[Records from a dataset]
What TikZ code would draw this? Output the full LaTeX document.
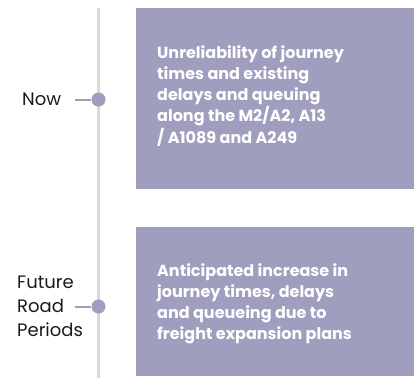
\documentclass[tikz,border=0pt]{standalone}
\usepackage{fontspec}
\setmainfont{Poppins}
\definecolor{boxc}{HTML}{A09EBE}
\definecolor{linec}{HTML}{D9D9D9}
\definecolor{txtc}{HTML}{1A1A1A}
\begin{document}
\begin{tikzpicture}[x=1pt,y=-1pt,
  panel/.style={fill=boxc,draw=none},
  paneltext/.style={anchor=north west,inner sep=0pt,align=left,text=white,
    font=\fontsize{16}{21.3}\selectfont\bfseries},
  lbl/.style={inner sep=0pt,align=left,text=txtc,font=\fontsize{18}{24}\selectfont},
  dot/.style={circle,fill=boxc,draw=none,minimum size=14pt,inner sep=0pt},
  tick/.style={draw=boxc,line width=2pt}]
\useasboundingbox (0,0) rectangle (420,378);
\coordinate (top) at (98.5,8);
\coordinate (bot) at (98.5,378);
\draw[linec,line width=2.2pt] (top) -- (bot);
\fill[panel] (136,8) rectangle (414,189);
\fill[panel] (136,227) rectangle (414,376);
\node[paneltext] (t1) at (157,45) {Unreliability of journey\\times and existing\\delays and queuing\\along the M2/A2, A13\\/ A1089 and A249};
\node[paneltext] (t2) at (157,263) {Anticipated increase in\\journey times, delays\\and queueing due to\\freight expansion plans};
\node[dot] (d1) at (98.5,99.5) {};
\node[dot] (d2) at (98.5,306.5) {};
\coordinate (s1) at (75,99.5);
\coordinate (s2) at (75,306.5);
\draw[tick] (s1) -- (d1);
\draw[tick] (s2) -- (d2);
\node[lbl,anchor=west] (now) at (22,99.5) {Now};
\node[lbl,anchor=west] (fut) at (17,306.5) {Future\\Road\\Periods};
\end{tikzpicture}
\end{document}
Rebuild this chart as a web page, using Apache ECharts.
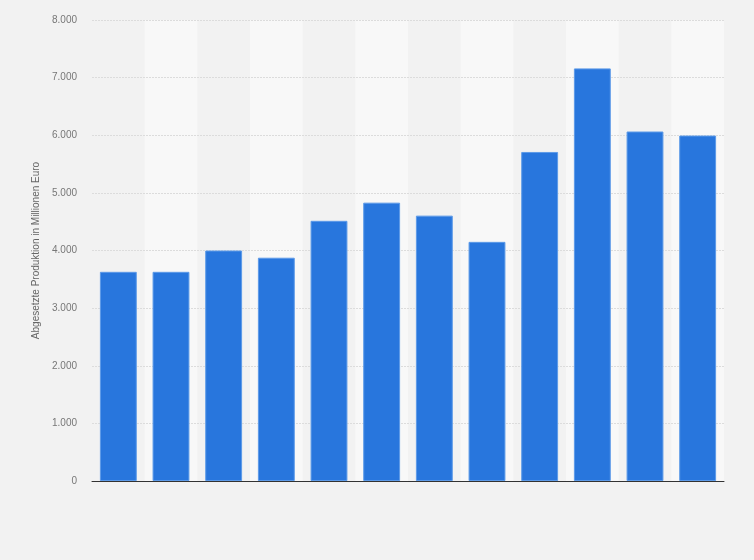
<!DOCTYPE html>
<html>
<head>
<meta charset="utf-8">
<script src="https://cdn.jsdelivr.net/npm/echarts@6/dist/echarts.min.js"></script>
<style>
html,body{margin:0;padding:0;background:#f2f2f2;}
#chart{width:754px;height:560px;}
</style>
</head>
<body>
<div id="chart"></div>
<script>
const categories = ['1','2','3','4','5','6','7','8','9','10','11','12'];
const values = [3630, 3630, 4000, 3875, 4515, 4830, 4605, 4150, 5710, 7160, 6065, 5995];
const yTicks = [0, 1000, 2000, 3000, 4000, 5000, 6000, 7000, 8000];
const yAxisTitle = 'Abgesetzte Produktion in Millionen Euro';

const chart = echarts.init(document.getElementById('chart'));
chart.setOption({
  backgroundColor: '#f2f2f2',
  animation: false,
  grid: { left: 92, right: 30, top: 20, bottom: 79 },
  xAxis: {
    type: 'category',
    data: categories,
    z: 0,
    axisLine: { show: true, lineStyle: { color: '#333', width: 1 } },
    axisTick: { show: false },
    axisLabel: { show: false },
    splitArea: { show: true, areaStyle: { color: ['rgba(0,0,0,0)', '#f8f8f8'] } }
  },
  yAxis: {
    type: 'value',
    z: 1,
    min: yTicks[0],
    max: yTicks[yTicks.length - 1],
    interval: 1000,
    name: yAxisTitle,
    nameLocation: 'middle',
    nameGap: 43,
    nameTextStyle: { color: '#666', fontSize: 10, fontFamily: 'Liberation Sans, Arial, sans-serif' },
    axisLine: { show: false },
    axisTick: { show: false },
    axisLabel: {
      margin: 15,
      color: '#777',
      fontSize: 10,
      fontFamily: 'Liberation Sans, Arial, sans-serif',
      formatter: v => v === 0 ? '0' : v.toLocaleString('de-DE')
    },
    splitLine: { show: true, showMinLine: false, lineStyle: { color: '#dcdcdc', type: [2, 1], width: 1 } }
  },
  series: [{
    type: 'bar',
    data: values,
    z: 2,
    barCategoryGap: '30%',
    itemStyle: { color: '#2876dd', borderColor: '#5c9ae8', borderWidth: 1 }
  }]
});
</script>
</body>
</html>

==

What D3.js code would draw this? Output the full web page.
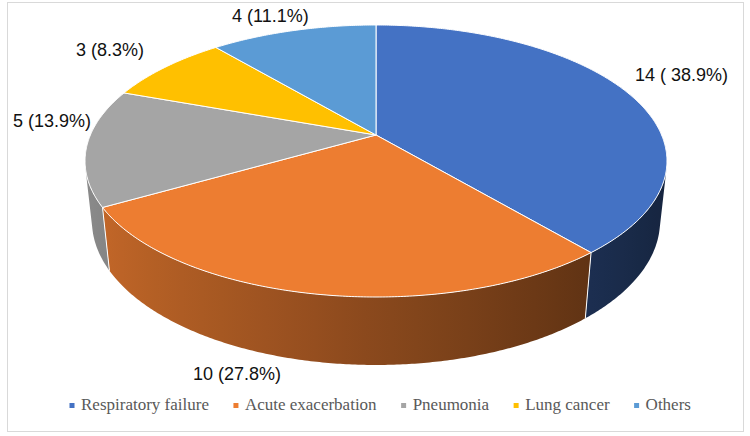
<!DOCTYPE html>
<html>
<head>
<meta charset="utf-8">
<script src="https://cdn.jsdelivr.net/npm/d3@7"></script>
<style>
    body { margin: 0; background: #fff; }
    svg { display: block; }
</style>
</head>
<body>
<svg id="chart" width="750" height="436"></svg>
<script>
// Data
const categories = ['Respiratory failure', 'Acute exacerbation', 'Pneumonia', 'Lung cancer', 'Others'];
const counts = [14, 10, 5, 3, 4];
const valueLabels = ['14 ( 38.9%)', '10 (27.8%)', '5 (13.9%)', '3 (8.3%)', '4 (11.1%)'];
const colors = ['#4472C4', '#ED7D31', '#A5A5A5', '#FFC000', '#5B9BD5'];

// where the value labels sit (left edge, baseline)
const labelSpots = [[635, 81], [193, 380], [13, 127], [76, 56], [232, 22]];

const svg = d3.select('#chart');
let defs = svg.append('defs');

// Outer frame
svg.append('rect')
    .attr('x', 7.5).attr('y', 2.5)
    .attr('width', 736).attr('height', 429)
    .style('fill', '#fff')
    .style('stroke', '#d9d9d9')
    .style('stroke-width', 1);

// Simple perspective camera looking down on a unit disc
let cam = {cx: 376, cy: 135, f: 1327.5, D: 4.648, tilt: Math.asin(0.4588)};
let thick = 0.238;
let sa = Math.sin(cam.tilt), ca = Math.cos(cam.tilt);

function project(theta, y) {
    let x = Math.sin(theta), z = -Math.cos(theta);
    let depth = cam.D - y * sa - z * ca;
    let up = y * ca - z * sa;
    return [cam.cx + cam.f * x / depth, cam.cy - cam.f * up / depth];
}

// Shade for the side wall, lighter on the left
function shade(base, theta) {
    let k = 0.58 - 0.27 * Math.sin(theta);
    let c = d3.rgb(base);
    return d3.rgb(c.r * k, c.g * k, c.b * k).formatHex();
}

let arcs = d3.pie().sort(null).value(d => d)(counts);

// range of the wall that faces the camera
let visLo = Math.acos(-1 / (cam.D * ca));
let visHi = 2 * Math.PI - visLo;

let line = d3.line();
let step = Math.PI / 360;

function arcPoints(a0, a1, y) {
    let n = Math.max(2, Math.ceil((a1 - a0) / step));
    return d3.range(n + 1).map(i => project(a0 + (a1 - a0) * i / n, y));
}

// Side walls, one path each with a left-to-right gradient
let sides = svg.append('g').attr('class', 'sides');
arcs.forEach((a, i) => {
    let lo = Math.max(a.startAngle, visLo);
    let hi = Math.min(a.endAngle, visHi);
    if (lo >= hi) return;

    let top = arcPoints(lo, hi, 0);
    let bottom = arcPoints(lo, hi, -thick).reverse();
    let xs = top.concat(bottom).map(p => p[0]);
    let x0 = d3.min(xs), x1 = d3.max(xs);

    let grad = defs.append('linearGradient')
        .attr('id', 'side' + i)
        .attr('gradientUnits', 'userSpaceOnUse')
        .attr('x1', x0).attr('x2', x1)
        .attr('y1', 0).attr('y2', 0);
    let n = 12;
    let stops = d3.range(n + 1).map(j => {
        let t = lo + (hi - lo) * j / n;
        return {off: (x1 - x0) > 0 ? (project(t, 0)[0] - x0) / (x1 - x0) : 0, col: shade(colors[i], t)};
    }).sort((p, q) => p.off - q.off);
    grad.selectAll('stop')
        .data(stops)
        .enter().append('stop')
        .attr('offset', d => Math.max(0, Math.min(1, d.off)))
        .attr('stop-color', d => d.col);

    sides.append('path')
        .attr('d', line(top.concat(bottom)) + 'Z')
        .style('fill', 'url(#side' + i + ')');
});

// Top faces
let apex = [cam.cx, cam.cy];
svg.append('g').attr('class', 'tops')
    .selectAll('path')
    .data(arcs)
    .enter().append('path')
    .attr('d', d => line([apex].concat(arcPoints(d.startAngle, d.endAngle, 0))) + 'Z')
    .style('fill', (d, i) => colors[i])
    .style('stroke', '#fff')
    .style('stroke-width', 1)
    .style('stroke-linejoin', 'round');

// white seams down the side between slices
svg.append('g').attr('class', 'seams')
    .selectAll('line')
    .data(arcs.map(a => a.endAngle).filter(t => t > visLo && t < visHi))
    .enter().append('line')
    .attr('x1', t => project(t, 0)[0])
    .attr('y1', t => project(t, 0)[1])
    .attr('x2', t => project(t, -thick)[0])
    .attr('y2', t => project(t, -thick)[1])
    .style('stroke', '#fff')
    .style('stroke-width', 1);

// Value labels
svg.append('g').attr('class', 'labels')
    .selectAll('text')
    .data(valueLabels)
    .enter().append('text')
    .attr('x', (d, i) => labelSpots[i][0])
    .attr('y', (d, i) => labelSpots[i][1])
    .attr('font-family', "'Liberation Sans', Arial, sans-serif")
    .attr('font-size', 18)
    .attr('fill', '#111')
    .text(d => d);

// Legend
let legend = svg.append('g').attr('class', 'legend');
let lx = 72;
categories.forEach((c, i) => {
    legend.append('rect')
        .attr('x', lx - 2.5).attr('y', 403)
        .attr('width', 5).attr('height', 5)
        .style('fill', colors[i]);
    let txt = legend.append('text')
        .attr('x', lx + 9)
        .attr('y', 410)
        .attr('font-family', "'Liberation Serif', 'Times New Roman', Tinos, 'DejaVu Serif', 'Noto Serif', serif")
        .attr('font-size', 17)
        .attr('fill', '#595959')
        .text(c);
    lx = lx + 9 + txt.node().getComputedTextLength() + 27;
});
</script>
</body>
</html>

▶ **REQUIREMENTS**: Copy exactly the stretch of lines that starts at the line holding "What D3.js code" and ends at the line holding "let sa = Math.sin(cam.tilt), ca". Drop the pictures.

▶ **WRITTEN REPLY**:
What D3.js code would draw this? Output the full web page.
<!DOCTYPE html>
<html>
<head>
<meta charset="utf-8">
<script src="https://cdn.jsdelivr.net/npm/d3@7"></script>
<style>
    body { margin: 0; background: #fff; }
    svg { display: block; }
</style>
</head>
<body>
<svg id="chart" width="750" height="436"></svg>
<script>
// Data
const categories = ['Respiratory failure', 'Acute exacerbation', 'Pneumonia', 'Lung cancer', 'Others'];
const counts = [14, 10, 5, 3, 4];
const valueLabels = ['14 ( 38.9%)', '10 (27.8%)', '5 (13.9%)', '3 (8.3%)', '4 (11.1%)'];
const colors = ['#4472C4', '#ED7D31', '#A5A5A5', '#FFC000', '#5B9BD5'];

// where the value labels sit (left edge, baseline)
const labelSpots = [[635, 81], [193, 380], [13, 127], [76, 56], [232, 22]];

const svg = d3.select('#chart');
let defs = svg.append('defs');

// Outer frame
svg.append('rect')
    .attr('x', 7.5).attr('y', 2.5)
    .attr('width', 736).attr('height', 429)
    .style('fill', '#fff')
    .style('stroke', '#d9d9d9')
    .style('stroke-width', 1);

// Simple perspective camera looking down on a unit disc
let cam = {cx: 376, cy: 135, f: 1327.5, D: 4.648, tilt: Math.asin(0.4588)};
let thick = 0.238;
let sa = Math.sin(cam.tilt), ca = Math.cos(cam.tilt);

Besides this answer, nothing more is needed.